|・Anyarat Thiptara1,2／Philip H. Kass1／Kenneth W. Tate3／Edward R. Atwill1
1 Department of Population Health and Reproduction, School of Veterinary Medicine, University of California, Davis, CA, USA.／2 Epidemiology Section, Veterinary Research and Development Center (Southern Region), Thung Song, Nakhon Si Thammarat, Thailand.／3 Department of Plant Sciences, College of Agricultural and Environmental Sciences, University of California, Davis, CA, USA.“Linkages between Pathogens and Cattle Fecal Loads and Microbial Water Quality in Aquatic Ecosystem in Sierra Nevada Meadows of California”
Water-related diseases remain the leading cause of morbidity and mortality, particularly affecting children in developing countries. Livestock grazing increases risk of waterborne pathogen contamination and related recreational diseases. This cross-sectional study clarifies the link between waterborne pathogens and cattle grazing practices in California’s Sierra Nevada. Range cattle feces and creek water samples around Lake Davis in Plumas County were collected to detect Salmonella, E. coli O157H:7, Cryptosporidium, Giardia and fecal indicator bacteria during the 2011 summer grazing season. Neither Salmonella nor E. coli O157H:7 were found in fecal and water samples.
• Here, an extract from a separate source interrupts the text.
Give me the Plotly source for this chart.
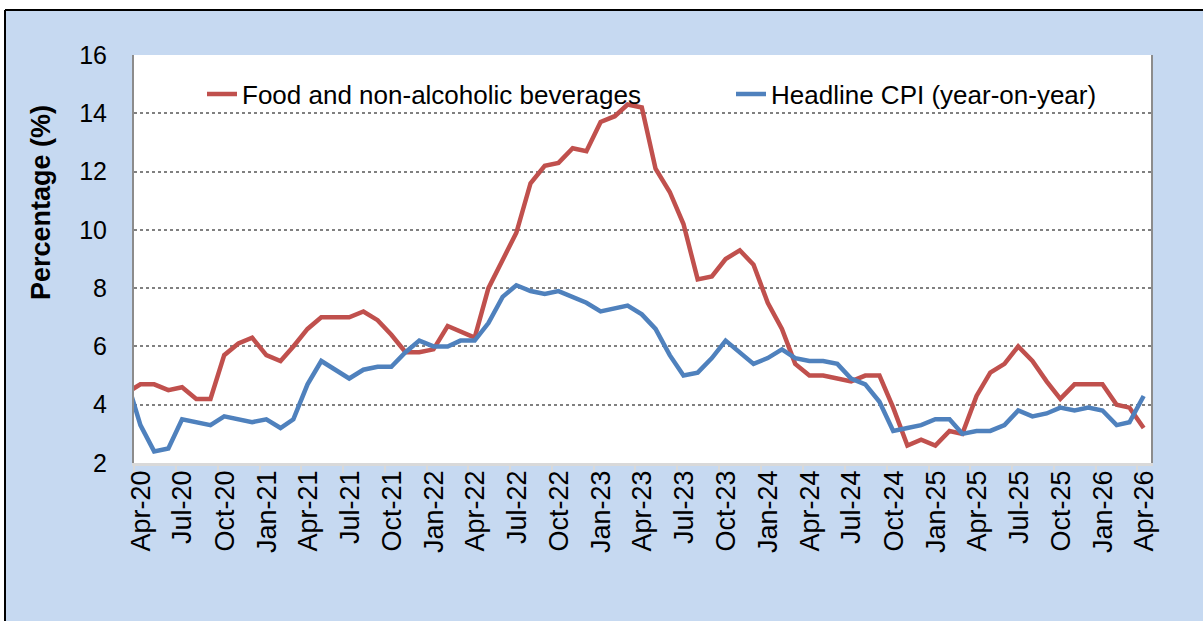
import pandas as pd
import plotly.graph_objects as go

# Monthly observations (Mar-20 .. Apr-26); Mar-20 lies just left of the visible axis start
months = pd.date_range("2020-03-01", periods=74, freq="MS") + pd.Timedelta(days=14)

food = [4.4,
        4.7, 4.7, 4.5, 4.6, 4.2, 4.2, 5.7, 6.1, 6.3, 5.7, 5.5, 6.0,
        6.6, 7.0, 7.0, 7.0, 7.2, 6.9, 6.4, 5.8, 5.8, 5.9, 6.7, 6.5,
        6.3, 8.0, 9.0, 9.9, 11.6, 12.2, 12.3, 12.8, 12.7, 13.7, 13.9, 14.3,
        14.2, 12.1, 11.3, 10.2, 8.3, 8.4, 9.0, 9.3, 8.8, 7.5, 6.6, 5.4,
        5.0, 5.0, 4.9, 4.8, 5.0, 5.0, 3.9, 2.6, 2.8, 2.6, 3.1, 3.0,
        4.3, 5.1, 5.4, 6.0, 5.5, 4.8, 4.2, 4.7, 4.7, 4.7, 4.0, 3.9,
        3.2]

headline = [4.9,
            3.3, 2.4, 2.5, 3.5, 3.4, 3.3, 3.6, 3.5, 3.4, 3.5, 3.2, 3.5,
            4.7, 5.5, 5.2, 4.9, 5.2, 5.3, 5.3, 5.8, 6.2, 6.0, 6.0, 6.2,
            6.2, 6.8, 7.7, 8.1, 7.9, 7.8, 7.9, 7.7, 7.5, 7.2, 7.3, 7.4,
            7.1, 6.6, 5.7, 5.0, 5.1, 5.6, 6.2, 5.8, 5.4, 5.6, 5.9, 5.6,
            5.5, 5.5, 5.4, 4.9, 4.7, 4.1, 3.1, 3.2, 3.3, 3.5, 3.5, 3.0,
            3.1, 3.1, 3.3, 3.8, 3.6, 3.7, 3.9, 3.8, 3.9, 3.8, 3.3, 3.4,
            4.3]

series_names = ["Food and non-alcoholic beverages", "Headline CPI (year-on-year)"]
series_colors = ["#C0504D", "#4F81BD"]
legend_ids = ["legend", "legend2"]

W, H = 1203, 621
L, R, T, B = 134, 52, 55, 158
PW, PH = W - L - R, H - T - B
FONT = "Liberation Sans, Arial, sans-serif"
BG = "#C6D9F1"


def px_x(px):
    return (px - L) / PW


def px_y(py):
    return (H - B - py) / PH


fig = go.Figure()
for name, vals, col, lg in zip(series_names, [food, headline], series_colors, legend_ids):
    fig.add_trace(go.Scatter(x=months, y=vals, mode="lines", name=name, legend=lg,
                             line=dict(color=col, width=4.5)))

shapes = [
    dict(type="rect", xref="paper", yref="paper", layer="below",
         x0=px_x(-5), x1=px_x(W + 20), y0=px_y(10), y1=px_y(-10),
         fillcolor="white", line=dict(width=0)),
    dict(type="rect", xref="paper", yref="paper", layer="below",
         x0=px_x(-10), x1=px_x(5), y0=px_y(H + 20), y1=px_y(-10),
         fillcolor="white", line=dict(width=0)),
    dict(type="line", xref="paper", yref="paper", layer="below",
         x0=px_x(5), x1=px_x(W + 20), y0=px_y(10), y1=px_y(10),
         line=dict(color="black", width=2)),
    dict(type="line", xref="paper", yref="paper", layer="below",
         x0=px_x(5), x1=px_x(5), y0=px_y(10), y1=px_y(H + 20),
         line=dict(color="black", width=2)),
]

legend_common = dict(orientation="h", xanchor="left", yanchor="middle",
                     bgcolor="rgba(0,0,0,0)", font=dict(size=26, family=FONT),
                     itemwidth=30)

fig.update_layout(
    width=W, height=H,
    margin=dict(l=L, r=R, t=T, b=B),
    paper_bgcolor=BG, plot_bgcolor="white",
    font=dict(family=FONT, color="black", size=24),
    shapes=shapes,
    showlegend=True,
    legend=dict(x=px_x(202), y=px_y(94), **legend_common),
    legend2=dict(x=px_x(731), y=px_y(94), **legend_common),
    annotations=[dict(text="<b>Percentage (%)</b>", textangle=-90,
                      xref="paper", yref="paper", x=px_x(41), y=px_y(203),
                      xanchor="center", yanchor="middle", showarrow=False,
                      font=dict(size=27, family=FONT, color="black"))],
    xaxis=dict(type="date", range=["2020-04-01", "2026-05-01"],
               tick0="2020-04-01", dtick="M3", tickformat="%b-%y",
               tickangle=-90, ticks="outside", ticklen=7, tickwidth=1.5,
               tickcolor="#D9D9D9", showline=True, linecolor="#D9D9D9", linewidth=2.5,
               showgrid=False, zeroline=False, ticklabelshift=7, ticklabelstandoff=-13,
               tickfont=dict(size=27, family=FONT)),
    yaxis=dict(range=[2, 16], dtick=2, showgrid=True, gridcolor="#808080",
               griddash="dot", gridwidth=1.5, showline=True, mirror=True,
               linecolor="#8C8C8C", linewidth=2, zeroline=False,
               ticks="outside", ticklen=20, tickcolor="rgba(0,0,0,0)",
               tickfont=dict(size=25, family=FONT)),
)

fig.write_html("out.html")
Cryptosporidium and Giardia loads (adjusted for percent recovery) in meadow creek water ranged from 0-2.8 oocysts/L and 0-2.3 cysts/L, respectively. Waterborne protozoa were found in both grazing and non-grazing areas, suggesting non-bovine sources exist in this watershed. Sequence analyses confirmed C. parvum and possible mixed concentrations of G. intestinalis assemblages B and C. Based on these water volume concentrations, ingestion of 3.6-9.1 and 4.3-14.3 L of creek water yields a 50% infection probability, assuming that all (oo)cysts are pathogenic and infectious. Overall prevalence of Giardia and Cryptosporidium in range cattle at this site was 19.5% (8/41) and 2.4% (1/41), respectively. Percentages of Giardia positivity were 60% (3/5) and 14% (5/36) with excretion intensities of 6,169 cysts/g and 42,694 cysts/g of feces in calves and adults, respectively. Calves had 4.3 times higher risk of yielding a positive test result for Giardia than were adults (95% CI 1.31-14.21; P = 0.04). Genotyping of positive feces revealed C. andersoni and G. intestinalis assemblage E. Because Cryptosporidium and Giardia found in creek water and cattle feces were different assemblages, the source of protozoa was unlikely to be cattle, and no association was found between fresh bovine fecal loads and concentration of waterborne protozoa.